Delaying the inevitable?
Detroit is the epitome of financial distress striving for sustainability. The challenge for the EFM is how to plug the $15m monthly cash flow gap by increasing revenues while cutting expenditures. There is fear the EFM may face too many obstacles and be required to send Detroit to file a Chapter 9 bankruptcy. Such an action would raise the question: why even bother with the added bureaucracy of an EFM in the first place?

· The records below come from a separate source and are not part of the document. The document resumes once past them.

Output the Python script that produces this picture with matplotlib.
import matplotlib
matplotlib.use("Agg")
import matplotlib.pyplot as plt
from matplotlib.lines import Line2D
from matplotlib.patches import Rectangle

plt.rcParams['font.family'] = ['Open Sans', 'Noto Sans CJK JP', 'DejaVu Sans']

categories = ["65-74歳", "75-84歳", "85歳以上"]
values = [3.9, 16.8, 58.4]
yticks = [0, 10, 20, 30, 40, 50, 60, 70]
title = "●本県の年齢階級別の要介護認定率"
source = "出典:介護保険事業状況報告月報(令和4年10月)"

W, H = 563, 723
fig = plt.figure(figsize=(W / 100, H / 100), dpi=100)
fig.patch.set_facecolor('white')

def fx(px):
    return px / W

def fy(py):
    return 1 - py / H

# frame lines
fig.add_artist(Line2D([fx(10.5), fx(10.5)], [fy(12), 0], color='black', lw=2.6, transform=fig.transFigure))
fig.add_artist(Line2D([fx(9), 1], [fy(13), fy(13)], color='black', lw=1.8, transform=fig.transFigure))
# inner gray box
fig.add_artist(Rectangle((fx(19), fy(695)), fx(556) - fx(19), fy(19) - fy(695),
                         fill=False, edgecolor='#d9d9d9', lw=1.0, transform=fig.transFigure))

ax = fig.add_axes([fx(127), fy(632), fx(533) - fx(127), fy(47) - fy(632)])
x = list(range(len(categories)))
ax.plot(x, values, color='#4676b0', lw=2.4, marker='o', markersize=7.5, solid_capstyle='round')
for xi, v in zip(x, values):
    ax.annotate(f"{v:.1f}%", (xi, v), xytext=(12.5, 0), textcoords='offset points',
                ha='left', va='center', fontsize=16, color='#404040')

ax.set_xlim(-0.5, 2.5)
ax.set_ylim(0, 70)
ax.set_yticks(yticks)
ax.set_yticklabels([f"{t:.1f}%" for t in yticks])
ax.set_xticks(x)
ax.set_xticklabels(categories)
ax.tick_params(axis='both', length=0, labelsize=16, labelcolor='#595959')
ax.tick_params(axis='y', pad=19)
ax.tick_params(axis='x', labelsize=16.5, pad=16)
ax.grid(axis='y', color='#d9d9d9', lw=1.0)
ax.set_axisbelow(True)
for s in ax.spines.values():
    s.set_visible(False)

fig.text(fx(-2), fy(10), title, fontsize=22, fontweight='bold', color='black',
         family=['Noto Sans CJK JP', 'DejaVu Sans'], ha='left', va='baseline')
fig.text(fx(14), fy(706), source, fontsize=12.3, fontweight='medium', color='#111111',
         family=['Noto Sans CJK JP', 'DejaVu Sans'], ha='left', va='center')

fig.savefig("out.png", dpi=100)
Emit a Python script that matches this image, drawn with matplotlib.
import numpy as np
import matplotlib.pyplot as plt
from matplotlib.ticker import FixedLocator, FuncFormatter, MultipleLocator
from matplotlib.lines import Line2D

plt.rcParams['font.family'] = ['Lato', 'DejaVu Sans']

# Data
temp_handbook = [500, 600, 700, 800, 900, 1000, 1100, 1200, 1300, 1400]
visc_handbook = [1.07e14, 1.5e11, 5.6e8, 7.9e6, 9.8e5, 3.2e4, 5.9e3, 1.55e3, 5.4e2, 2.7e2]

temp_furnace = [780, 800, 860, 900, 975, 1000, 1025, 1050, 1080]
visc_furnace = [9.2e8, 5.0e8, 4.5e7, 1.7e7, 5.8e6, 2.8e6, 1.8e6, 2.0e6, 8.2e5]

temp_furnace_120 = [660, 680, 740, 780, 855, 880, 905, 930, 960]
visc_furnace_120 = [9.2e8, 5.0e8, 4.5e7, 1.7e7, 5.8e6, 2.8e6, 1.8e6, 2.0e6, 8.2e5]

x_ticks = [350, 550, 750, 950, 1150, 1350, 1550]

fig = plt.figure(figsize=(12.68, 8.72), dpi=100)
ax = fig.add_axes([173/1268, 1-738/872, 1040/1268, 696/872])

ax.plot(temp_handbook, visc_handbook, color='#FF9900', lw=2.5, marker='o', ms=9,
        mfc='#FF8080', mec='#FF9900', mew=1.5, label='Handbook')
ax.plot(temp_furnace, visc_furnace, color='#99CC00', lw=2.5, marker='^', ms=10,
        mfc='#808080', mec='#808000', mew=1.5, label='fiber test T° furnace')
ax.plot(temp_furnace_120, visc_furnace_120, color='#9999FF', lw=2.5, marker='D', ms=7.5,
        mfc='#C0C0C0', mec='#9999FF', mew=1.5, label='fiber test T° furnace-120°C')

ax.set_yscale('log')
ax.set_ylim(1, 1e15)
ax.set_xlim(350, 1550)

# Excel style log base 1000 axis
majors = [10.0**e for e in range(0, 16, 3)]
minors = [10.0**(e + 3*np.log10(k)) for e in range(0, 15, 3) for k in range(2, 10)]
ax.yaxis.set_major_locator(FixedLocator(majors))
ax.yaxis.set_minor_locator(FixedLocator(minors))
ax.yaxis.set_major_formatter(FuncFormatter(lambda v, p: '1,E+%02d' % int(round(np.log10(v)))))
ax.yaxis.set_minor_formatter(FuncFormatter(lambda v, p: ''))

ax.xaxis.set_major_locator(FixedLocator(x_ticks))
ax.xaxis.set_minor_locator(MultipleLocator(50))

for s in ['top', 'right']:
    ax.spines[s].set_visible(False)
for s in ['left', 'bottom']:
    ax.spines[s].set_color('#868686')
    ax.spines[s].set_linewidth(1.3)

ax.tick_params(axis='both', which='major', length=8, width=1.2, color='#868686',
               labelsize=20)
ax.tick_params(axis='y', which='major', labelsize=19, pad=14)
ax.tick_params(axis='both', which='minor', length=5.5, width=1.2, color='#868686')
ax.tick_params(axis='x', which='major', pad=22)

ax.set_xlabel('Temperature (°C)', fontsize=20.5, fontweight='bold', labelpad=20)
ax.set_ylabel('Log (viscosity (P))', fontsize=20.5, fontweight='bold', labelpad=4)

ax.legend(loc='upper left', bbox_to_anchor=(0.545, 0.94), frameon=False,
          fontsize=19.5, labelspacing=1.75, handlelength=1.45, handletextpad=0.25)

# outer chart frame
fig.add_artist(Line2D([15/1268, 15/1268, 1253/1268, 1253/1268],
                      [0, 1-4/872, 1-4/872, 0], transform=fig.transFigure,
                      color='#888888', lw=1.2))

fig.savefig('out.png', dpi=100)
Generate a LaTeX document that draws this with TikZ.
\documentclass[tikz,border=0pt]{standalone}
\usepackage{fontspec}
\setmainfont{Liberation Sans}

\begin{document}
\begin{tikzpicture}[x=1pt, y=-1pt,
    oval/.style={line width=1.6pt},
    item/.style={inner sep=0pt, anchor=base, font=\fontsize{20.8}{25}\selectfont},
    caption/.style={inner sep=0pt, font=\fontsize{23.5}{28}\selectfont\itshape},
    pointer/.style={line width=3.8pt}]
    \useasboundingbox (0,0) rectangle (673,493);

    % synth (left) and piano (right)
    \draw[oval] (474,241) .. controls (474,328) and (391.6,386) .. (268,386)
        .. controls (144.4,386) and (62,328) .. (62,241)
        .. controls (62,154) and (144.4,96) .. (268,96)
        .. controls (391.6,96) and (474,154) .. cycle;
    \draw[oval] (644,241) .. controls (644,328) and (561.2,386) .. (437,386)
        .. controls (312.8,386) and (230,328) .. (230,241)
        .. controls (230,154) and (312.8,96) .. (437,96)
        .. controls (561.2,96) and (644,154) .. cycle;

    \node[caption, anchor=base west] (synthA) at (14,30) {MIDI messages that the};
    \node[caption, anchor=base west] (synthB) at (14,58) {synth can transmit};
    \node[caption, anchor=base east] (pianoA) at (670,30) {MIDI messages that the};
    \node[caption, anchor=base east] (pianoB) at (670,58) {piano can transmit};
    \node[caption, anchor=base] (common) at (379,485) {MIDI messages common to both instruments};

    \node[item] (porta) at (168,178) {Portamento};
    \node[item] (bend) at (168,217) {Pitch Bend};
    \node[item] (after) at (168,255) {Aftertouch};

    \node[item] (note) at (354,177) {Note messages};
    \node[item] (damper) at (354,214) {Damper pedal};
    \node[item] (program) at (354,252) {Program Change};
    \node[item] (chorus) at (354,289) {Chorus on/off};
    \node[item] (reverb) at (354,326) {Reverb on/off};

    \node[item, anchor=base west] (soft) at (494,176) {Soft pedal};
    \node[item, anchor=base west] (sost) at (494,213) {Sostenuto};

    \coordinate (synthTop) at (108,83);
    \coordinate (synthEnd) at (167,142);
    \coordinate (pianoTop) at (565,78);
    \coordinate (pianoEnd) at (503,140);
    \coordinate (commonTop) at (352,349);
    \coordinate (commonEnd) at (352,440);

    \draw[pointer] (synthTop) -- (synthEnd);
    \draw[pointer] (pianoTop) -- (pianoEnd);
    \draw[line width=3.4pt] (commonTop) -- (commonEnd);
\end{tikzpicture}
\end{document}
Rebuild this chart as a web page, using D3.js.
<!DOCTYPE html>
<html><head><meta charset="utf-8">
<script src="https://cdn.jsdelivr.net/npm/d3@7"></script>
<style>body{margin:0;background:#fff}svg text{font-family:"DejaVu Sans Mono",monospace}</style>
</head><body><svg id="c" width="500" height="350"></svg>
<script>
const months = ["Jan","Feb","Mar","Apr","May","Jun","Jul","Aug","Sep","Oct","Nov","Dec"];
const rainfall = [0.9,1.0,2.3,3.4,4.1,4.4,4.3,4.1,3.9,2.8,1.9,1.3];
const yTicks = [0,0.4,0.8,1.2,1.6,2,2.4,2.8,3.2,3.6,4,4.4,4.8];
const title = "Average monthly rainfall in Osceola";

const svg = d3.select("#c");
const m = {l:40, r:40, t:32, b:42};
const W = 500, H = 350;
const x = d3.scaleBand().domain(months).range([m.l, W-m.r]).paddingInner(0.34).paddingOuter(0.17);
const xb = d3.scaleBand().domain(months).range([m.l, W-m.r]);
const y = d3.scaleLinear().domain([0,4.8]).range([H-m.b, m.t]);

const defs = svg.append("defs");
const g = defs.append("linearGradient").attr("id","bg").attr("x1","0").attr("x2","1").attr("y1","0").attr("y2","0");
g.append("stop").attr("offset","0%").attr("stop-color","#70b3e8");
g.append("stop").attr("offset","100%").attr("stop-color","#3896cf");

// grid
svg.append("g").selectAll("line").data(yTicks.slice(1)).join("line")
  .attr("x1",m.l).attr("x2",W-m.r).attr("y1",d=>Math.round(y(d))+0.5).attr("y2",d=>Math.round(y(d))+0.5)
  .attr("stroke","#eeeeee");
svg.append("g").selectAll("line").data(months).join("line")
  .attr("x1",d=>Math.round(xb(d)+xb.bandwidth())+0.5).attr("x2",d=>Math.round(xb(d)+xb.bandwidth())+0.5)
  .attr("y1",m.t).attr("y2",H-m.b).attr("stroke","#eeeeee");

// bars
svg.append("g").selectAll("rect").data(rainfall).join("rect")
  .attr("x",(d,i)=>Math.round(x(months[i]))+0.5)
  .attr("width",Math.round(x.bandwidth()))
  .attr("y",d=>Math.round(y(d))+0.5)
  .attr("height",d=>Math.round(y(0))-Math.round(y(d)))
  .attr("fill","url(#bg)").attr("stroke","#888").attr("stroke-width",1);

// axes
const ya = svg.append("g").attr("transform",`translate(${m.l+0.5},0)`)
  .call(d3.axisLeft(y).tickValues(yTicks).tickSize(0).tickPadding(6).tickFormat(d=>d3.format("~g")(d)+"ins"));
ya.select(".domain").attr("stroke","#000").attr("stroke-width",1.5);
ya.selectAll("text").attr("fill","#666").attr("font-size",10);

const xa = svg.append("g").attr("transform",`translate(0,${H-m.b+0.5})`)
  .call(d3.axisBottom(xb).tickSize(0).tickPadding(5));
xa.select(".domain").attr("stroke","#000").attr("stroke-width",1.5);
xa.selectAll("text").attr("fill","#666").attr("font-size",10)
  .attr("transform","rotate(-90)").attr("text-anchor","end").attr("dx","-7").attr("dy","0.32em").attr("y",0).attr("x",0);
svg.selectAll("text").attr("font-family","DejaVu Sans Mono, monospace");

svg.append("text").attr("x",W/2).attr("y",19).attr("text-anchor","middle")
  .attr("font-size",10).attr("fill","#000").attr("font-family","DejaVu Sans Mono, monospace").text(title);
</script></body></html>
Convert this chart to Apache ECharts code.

Detroit's challenge is not just a financial one. High crime and a dysfunctional property tax system are not quickly fixed. In 2012 there were 386 homicides making the homicide rate 53 per 100,000 (NYC's rate is 6.4 and London's is 1.1). Budget cuts and the threat of bankruptcy has lowered the police moral as they deal with a shrinking force, and the chance their pay and pensions will be cut under bankruptcy proceedings. The property tax system is so convoluted that half of Detroit's property owner's don't pay taxes. (Why would anyone when you can buy a Detroit home at a government auction for $500? The city then inflates the assessment to tens of thousands and sends you an annual property tax bill for $3,000. Residents just avoid paying taxes for three years. The city forecloses on the property and the resident buys it or an equivalent at auction for $500.)
Crime, tax revenue, shrinking population, and a demoralised city staff are not problems an EFM can resolve by simply cutting expenditures. Governor Snyder may have hope in an EFM solution, but bondholders see an inevitable road to bankruptcy. A Detroit bankruptcy and how it is handled will be a headline discussed by all American households. Detroit's decline is a familiar story to them and they will want to see sacrifices among all parties including municipal bondholders. Any bondholder sacrifice in Detroit will be shared by all municipalities across the state and potentially across the country through higher interest rates. And maybe that's the fairest solution of all in sharing the pain.